I love the thought of watching a film that could portray the ultimate end to life.
xander887
01-24-2008, 08:28 PM
I thought Sunshine kind of went the whole Sun route... not much of a doomsday flick though
It would need the perspective from the earth.
if they balanced the two it would have been kind of like Deep Impact now that I think about it... which isn't necessarily a good thing
seals_nav
01-24-2008, 08:36 PM
Got this from wikipedia http://en.wikipedia.org/wiki/The_sun
Under the title 'Life cycle', check out last 6 lines.

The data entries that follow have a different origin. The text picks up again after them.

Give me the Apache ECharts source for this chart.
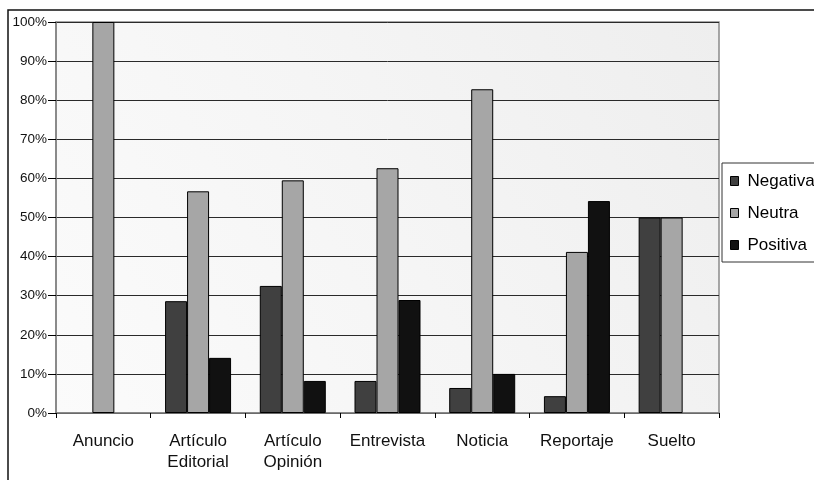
<!DOCTYPE html>
<html>
<head>
<meta charset="utf-8">
<script src="https://cdn.jsdelivr.net/npm/echarts@6/dist/echarts.min.js"></script>
<style>
  html, body { margin: 0; padding: 0; background: #fff; }
  #chart { width: 814px; height: 480px; }
</style>
</head>
<body>
<div id="chart"></div>
<script>
// categorías del eje x
const categories = ['Anuncio', 'Artículo\nEditorial', 'Artículo\nOpinión', 'Entrevista', 'Noticia', 'Reportaje', 'Suelto']
const seriesNames = ['Negativa', 'Neutra', 'Positiva']

// porcentajes
const negativa = [0, 28.6, 32.5, 8.2, 6.4, 4.3, 50]
const neutra = [100, 56.7, 59.5, 62.6, 82.8, 41.2, 50]
const positiva = [0, 14.1, 8.2, 28.9, 10.0, 54.2, 0]

const yTicks = [0, 10, 20, 30, 40, 50, 60, 70, 80, 90, 100]

const colors = ['#404040', '#a6a6a6', '#111111']
const font = '"Liberation Sans", Arial, sans-serif'

const chart = echarts.init(document.getElementById('chart'), null, { renderer: 'canvas' })

// las barras con valor 0 no dibujan borde
const makeSeries = (name, data, color) => ({
  name,
  type: 'bar',
  data: data.map(v => v === 0 ? { value: 0, itemStyle: { borderWidth: 0, opacity: 0 } } : v),
  barWidth: 22,
  barGap: '0%',
  itemStyle: {
    color,
    borderColor: '#000',
    borderWidth: 1
  }
})

chart.setOption({
  animation: false,
  color: colors,
  grid: {
    left: 56,
    right: 95,
    top: 22,
    bottom: 67,
    show: true,
    borderColor: '#8a8a8a',
    borderWidth: 1.5,
    backgroundColor: new echarts.graphic.LinearGradient(1, 0, 0, 1, [
      { offset: 0, color: '#eeeeee' },
      { offset: 0.5, color: '#f5f5f5' },
      { offset: 1, color: '#fbfbfb' }
    ])
  },
  graphic: [{
    type: 'rect',
    shape: { x: 8, y: 10, width: 900, height: 600 },
    style: { fill: 'none', stroke: '#111', lineWidth: 1.5 },
    silent: true
  }],
  legend: {
    orient: 'vertical',
    left: 722,
    top: 163,
    data: seriesNames,
    icon: 'rect',
    itemWidth: 8,
    itemHeight: 9,
    itemGap: 14,
    padding: [9, 20, 8, 8],
    borderColor: '#333',
    borderWidth: 1,
    backgroundColor: '#fff',
    textStyle: {
      fontFamily: font,
      fontSize: 17,
      lineHeight: 18,
      color: '#000',
      padding: [0, 0, 0, 4]
    },
    itemStyle: { borderColor: '#000', borderWidth: 1 }
  },
  xAxis: {
    type: 'category',
    data: categories,
    axisLine: { lineStyle: { color: '#808080', width: 1.5 } },
    axisTick: { show: true, length: 5, lineStyle: { color: '#000' } },
    axisLabel: {
      fontFamily: font,
      fontSize: 17,
      lineHeight: 21,
      color: '#111',
      margin: 18,
      interval: 0
    }
  },
  yAxis: {
    type: 'value',
    min: 0,
    max: 100,
    interval: 10,
    axisLine: { show: true, lineStyle: { color: '#808080', width: 1.5 } },
    axisTick: { show: true, length: 8, lineStyle: { color: '#000' } },
    axisLabel: {
      fontFamily: font,
      fontSize: 13.5,
      color: '#111',
      margin: 9,
      formatter: v => yTicks.includes(v) ? v + '%' : ''
    },
    splitLine: { lineStyle: { color: '#2a2a2a', width: 1 } }
  },
  series: [
    makeSeries(seriesNames[0], negativa, colors[0]),
    makeSeries(seriesNames[1], neutra, colors[1]),
    makeSeries(seriesNames[2], positiva, colors[2])
  ]
})
</script>
</body>
</html>
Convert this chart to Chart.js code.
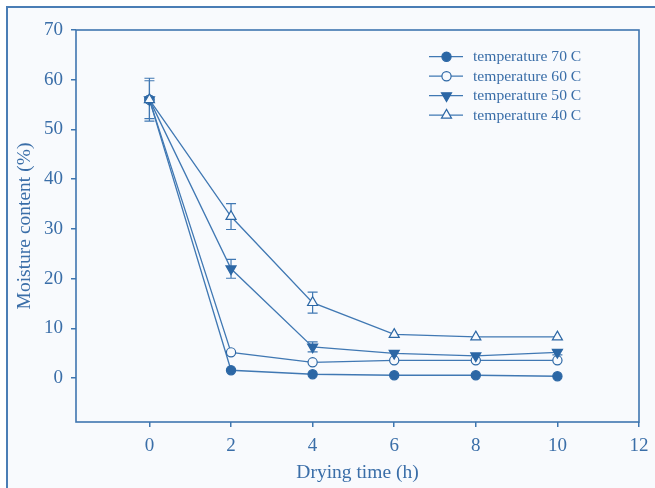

The Sun does not have enough mass to explode as a supernova. Instead, in 5–6 billion years, it will enter a red giant phase, its outer layers expanding as the hydrogen fuel in the core is consumed and the core contracts and heats up. Helium fusion will begin when the core temperature reaches around 100 MK, and will produce carbon and oxygen, entering the asymptotic giant branch of a planetary nebula phase in about 7.8 billion years, during which instabilities in interior temperature lead the surface of the sun to shed mass. While it is likely that the expansion of the outer layers of the Sun will reach the current position of Earth's orbit, recent research suggests that mass lost from the Sun earlier in its red giant phase will cause the Earth's orbit to move further out, preventing it from being engulfed.[9] However, Earth's water will be boiled away and most of its atmosphere will escape into space. The increase in solar temperatures over this period is sufficient that by about 900 million years into the future, the surface of the Earth will become too hot for the survival of life as we know it.[10] After another billion years the surface water will have completely disappeared.[11]
The Postmaster General
01-24-2008, 09:00 PM
I thought no one has made an ultimate doomsday movie.
Grand_Marquis
01-25-2008, 07:58 PM
Well No-one took a good crack at it with the film, "The Ultimate Doomsday Movie," but from all accounts it was a flop. Probably had something to do with the fact that No-one watched it and nobody else. But that's another story.
Rawlin67
01-25-2008, 08:57 PM
the last movie i saw that was about the end of the world was Southland Tales. It went along the lines of Revalations in the Bible (on very loose terms and stuff), but like the trailer says, this is the story of the end of the world. going out not with a whisper, but with a bang.